_YOUR TASK:_ Reproduce exactly the lines below, from the first one through the line containing "2022, 2022, 2022];", and omit any pictures.

_GIVEN MATERIAL:_
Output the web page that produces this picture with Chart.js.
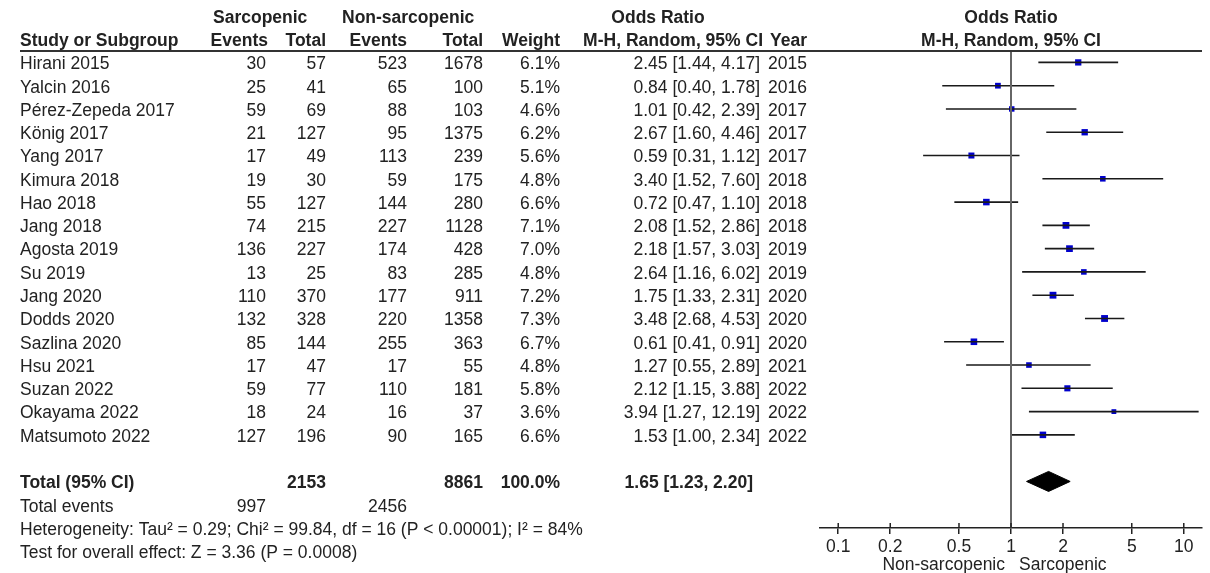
<!DOCTYPE html>
<html>
<head>
<meta charset="utf-8">
<script src="https://cdn.jsdelivr.net/npm/chart.js@4/dist/chart.umd.min.js"></script>
<style>
  body { margin: 0; background: #fff; }
  #wrap { width: 1210px; height: 573px; }
</style>
</head>
<body>
<div id="wrap"><canvas id="forest" width="1210" height="573"></canvas></div>
<script>
const studies = ["Hirani 2015", "Yalcin 2016", "Pérez-Zepeda 2017", "König 2017", "Yang 2017", "Kimura 2018", "Hao 2018", "Jang 2018", "Agosta 2019", "Su 2019", "Jang 2020", "Dodds 2020", "Sazlina 2020", "Hsu 2021", "Suzan 2022", "Okayama 2022", "Matsumoto 2022"];
const sarcEvents = [30, 25, 59, 21, 17, 19, 55, 74, 136, 13, 110, 132, 85, 17, 59, 18, 127];
const sarcTotal = [57, 41, 69, 127, 49, 30, 127, 215, 227, 25, 370, 328, 144, 47, 77, 24, 196];
const nonEvents = [523, 65, 88, 95, 113, 59, 144, 227, 174, 83, 177, 220, 255, 17, 110, 16, 90];
const nonTotal = [1678, 100, 103, 1375, 239, 175, 280, 1128, 428, 285, 911, 1358, 363, 55, 181, 37, 165];
const weights = [6.1, 5.1, 4.6, 6.2, 5.6, 4.8, 6.6, 7.1, 7.0, 4.8, 7.2, 7.3, 6.7, 4.8, 5.8, 3.6, 6.6];
const orEst = [2.45, 0.84, 1.01, 2.67, 0.59, 3.40, 0.72, 2.08, 2.18, 2.64, 1.75, 3.48, 0.61, 1.27, 2.12, 3.94, 1.53];
const orLo = [1.44, 0.40, 0.42, 1.60, 0.31, 1.52, 0.47, 1.52, 1.57, 1.16, 1.33, 2.68, 0.41, 0.55, 1.15, 1.27, 1.00];
const orHi = [4.17, 1.78, 2.39, 4.46, 1.12, 7.60, 1.10, 2.86, 3.03, 6.02, 2.31, 4.53, 0.91, 2.89, 3.88, 12.19, 2.34];
const years = [2015, 2016, 2017, 2017, 2017, 2018, 2018, 2018, 2019, 2019, 2020, 2020, 2020, 2021, 2022, 2022, 2022];

const pooled = [1.65, 1.23, 2.20]; // estimate, lower, upper
const totals = { sarcTotal: 2153, nonTotal: 8861, weight: "100.0%", sarcEvents: 997, nonEvents: 2456 };
const heterogeneity = "Heterogeneity: Tau² = 0.29; Chi² = 99.84, df = 16 (P < 0.00001); I² = 84%";
const overallTest = "Test for overall effect: Z = 3.36 (P = 0.0008)";
const xTicks = [0.1, 0.2, 0.5, 1, 2, 5, 10];
const favoursLeft = "Non-sarcopenic";
const favoursRight = "Sarcopenic";

const FONT = "'Liberation Sans', Arial, sans-serif";
const FSIZE = 17.5;
const TXT = "#222";
const totalRow = studies.length + 1;

// CI whiskers as one line dataset broken by nulls
const ciData = [];
studies.forEach((s, i) => {
  ciData.push({ x: orLo[i], y: i }, { x: orHi[i], y: i }, { x: orHi[i], y: null });
});
const pointData = orEst.map((v, i) => ({ x: v, y: i }));
const diamond = [
  { x: pooled[1], y: totalRow },
  { x: pooled[0], y: totalRow - 0.43 },
  { x: pooled[2], y: totalRow },
  { x: pooled[0], y: totalRow + 0.43 },
  { x: pooled[1], y: totalRow }
];

const fmt = (v) => v.toFixed(2);

const tablePlugin = {
  id: "tableText",
  afterDraw(chart) {
    const ctx = chart.ctx;
    const ys = chart.scales.y;
    const xs = chart.scales.x;
    const area = chart.chartArea;
    const rowY = (i) => ys.getPixelForValue(i) + 2;
    const text = (t, x, y, align, bold) => {
      ctx.font = (bold ? "bold " : "") + FSIZE + "px " + FONT;
      ctx.textAlign = align;
      ctx.fillText(String(t), x, y);
    };
    ctx.save();
    ctx.fillStyle = TXT;
    ctx.textBaseline = "middle";

    // headers
    text("Sarcopenic", 213, 18, "left", true);
    text("Non-sarcopenic", 342, 18, "left", true);
    text("Odds Ratio", 658, 18, "center", true);
    text("Study or Subgroup", 20, 41, "left", true);
    text("Events", 268, 41, "right", true);
    text("Total", 326, 41, "right", true);
    text("Events", 407, 41, "right", true);
    text("Total", 483, 41, "right", true);
    text("Weight", 560, 41, "right", true);
    text("M-H, Random, 95% CI", 763, 41, "right", true);
    text("Year", 807, 41, "right", true);
    const mid = (area.left + area.right) / 2;
    text("Odds Ratio", mid, 18, "center", true);
    text("M-H, Random, 95% CI", mid, 41, "center", true);

    // header rule
    ctx.strokeStyle = "#333";
    ctx.lineWidth = 2;
    ctx.beginPath();
    ctx.moveTo(20, area.top);
    ctx.lineTo(area.right, area.top);
    ctx.stroke();

    // study rows
    studies.forEach((s, i) => {
      const y = rowY(i);
      text(s, 20, y, "left");
      text(sarcEvents[i], 266, y, "right");
      text(sarcTotal[i], 326, y, "right");
      text(nonEvents[i], 407, y, "right");
      text(nonTotal[i], 483, y, "right");
      text(weights[i].toFixed(1) + "%", 560, y, "right");
      text(fmt(orEst[i]) + " [" + fmt(orLo[i]) + ", " + fmt(orHi[i]) + "]", 760, y, "right");
      text(years[i], 807, y, "right");
    });

    // totals
    let y = rowY(totalRow);
    text("Total (95% CI)", 20, y, "left", true);
    text(totals.sarcTotal, 326, y, "right", true);
    text(totals.nonTotal, 483, y, "right", true);
    text(totals.weight, 560, y, "right", true);
    text(fmt(pooled[0]) + " [" + fmt(pooled[1]) + ", " + fmt(pooled[2]) + "]", 753, y, "right", true);
    y = rowY(totalRow + 1);
    text("Total events", 20, y, "left");
    text(totals.sarcEvents, 266, y, "right");
    text(totals.nonEvents, 407, y, "right");
    text(heterogeneity, 20, rowY(totalRow + 2), "left");
    text(overallTest, 20, rowY(totalRow + 3), "left");

    // upper half of axis ticks
    ctx.strokeStyle = "#222";
    ctx.lineWidth = 1.5;
    xTicks.forEach((t) => {
      const px = xs.getPixelForValue(t);
      ctx.beginPath();
      ctx.moveTo(px, area.bottom - 5);
      ctx.lineTo(px, area.bottom);
      ctx.stroke();
    });

    // favours labels
    const one = xs.getPixelForValue(1);
    text(favoursLeft, one - 6, 565, "right");
    text(favoursRight, one + 8, 565, "left");
    ctx.restore();
  }
};

const ctx = document.getElementById("forest");
new Chart(ctx, {
  type: "scatter",
  data: {
    datasets: [
      {
        type: "line",
        data: [{ x: 1, y: -0.5 }, { x: 1, y: 20 }],
        borderColor: "#666",
        borderWidth: 2,
        pointRadius: 0
      },
      {
        type: "line",
        data: ciData,
        borderColor: "#1a1a1a",
        borderWidth: 1.6,
        pointRadius: 0,
        spanGaps: false
      },
      {
        data: pointData,
        backgroundColor: "#0000cc",
        borderWidth: 0,
        pointStyle: "rect",
        pointRadius: weights.map((w) => 1.8 * Math.sqrt(w))
      },
      {
        type: "line",
        data: diamond,
        borderColor: "#000",
        borderWidth: 1,
        backgroundColor: "#000",
        fill: "shape",
        pointRadius: 0
      }
    ]
  },
  options: {
    responsive: false,
    animation: false,
    devicePixelRatio: 1,
    layout: { padding: { left: 820, right: 8, top: 51, bottom: 0 } },
    plugins: { legend: { display: false }, tooltip: { enabled: false } },
    scales: {
      x: {
        type: "logarithmic",
        min: 1 / 12.75,
        max: 12.75,
        bounds: "data",
        afterBuildTicks: (scale) => {
          scale.ticks = xTicks.map((v) => ({ value: v }));
        },
        afterFit: (scale) => {
          scale.height = 45;
        },
        grid: { display: true, drawOnChartArea: false, drawTicks: true, tickLength: 6, color: "#222", lineWidth: 1.5 },
        border: { display: true, color: "#222", width: 1.5 },
        ticks: {
          color: TXT,
          font: { family: FONT, size: FSIZE },
          padding: 3,
          autoSkip: false,
          maxRotation: 0,
          callback: (v) => String(v)
        }
      },
      y: {
        display: false,
        reverse: true,
        min: -0.49,
        max: 20
      }
    }
  },
  plugins: [tablePlugin]
});
</script>
</body>
</html>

_THE RESPONSE:_
Output the web page that produces this picture with Chart.js.
<!DOCTYPE html>
<html>
<head>
<meta charset="utf-8">
<script src="https://cdn.jsdelivr.net/npm/chart.js@4/dist/chart.umd.min.js"></script>
<style>
  body { margin: 0; background: #fff; }
  #wrap { width: 1210px; height: 573px; }
</style>
</head>
<body>
<div id="wrap"><canvas id="forest" width="1210" height="573"></canvas></div>
<script>
const studies = ["Hirani 2015", "Yalcin 2016", "Pérez-Zepeda 2017", "König 2017", "Yang 2017", "Kimura 2018", "Hao 2018", "Jang 2018", "Agosta 2019", "Su 2019", "Jang 2020", "Dodds 2020", "Sazlina 2020", "Hsu 2021", "Suzan 2022", "Okayama 2022", "Matsumoto 2022"];
const sarcEvents = [30, 25, 59, 21, 17, 19, 55, 74, 136, 13, 110, 132, 85, 17, 59, 18, 127];
const sarcTotal = [57, 41, 69, 127, 49, 30, 127, 215, 227, 25, 370, 328, 144, 47, 77, 24, 196];
const nonEvents = [523, 65, 88, 95, 113, 59, 144, 227, 174, 83, 177, 220, 255, 17, 110, 16, 90];
const nonTotal = [1678, 100, 103, 1375, 239, 175, 280, 1128, 428, 285, 911, 1358, 363, 55, 181, 37, 165];
const weights = [6.1, 5.1, 4.6, 6.2, 5.6, 4.8, 6.6, 7.1, 7.0, 4.8, 7.2, 7.3, 6.7, 4.8, 5.8, 3.6, 6.6];
const orEst = [2.45, 0.84, 1.01, 2.67, 0.59, 3.40, 0.72, 2.08, 2.18, 2.64, 1.75, 3.48, 0.61, 1.27, 2.12, 3.94, 1.53];
const orLo = [1.44, 0.40, 0.42, 1.60, 0.31, 1.52, 0.47, 1.52, 1.57, 1.16, 1.33, 2.68, 0.41, 0.55, 1.15, 1.27, 1.00];
const orHi = [4.17, 1.78, 2.39, 4.46, 1.12, 7.60, 1.10, 2.86, 3.03, 6.02, 2.31, 4.53, 0.91, 2.89, 3.88, 12.19, 2.34];
const years = [2015, 2016, 2017, 2017, 2017, 2018, 2018, 2018, 2019, 2019, 2020, 2020, 2020, 2021, 2022, 2022, 2022];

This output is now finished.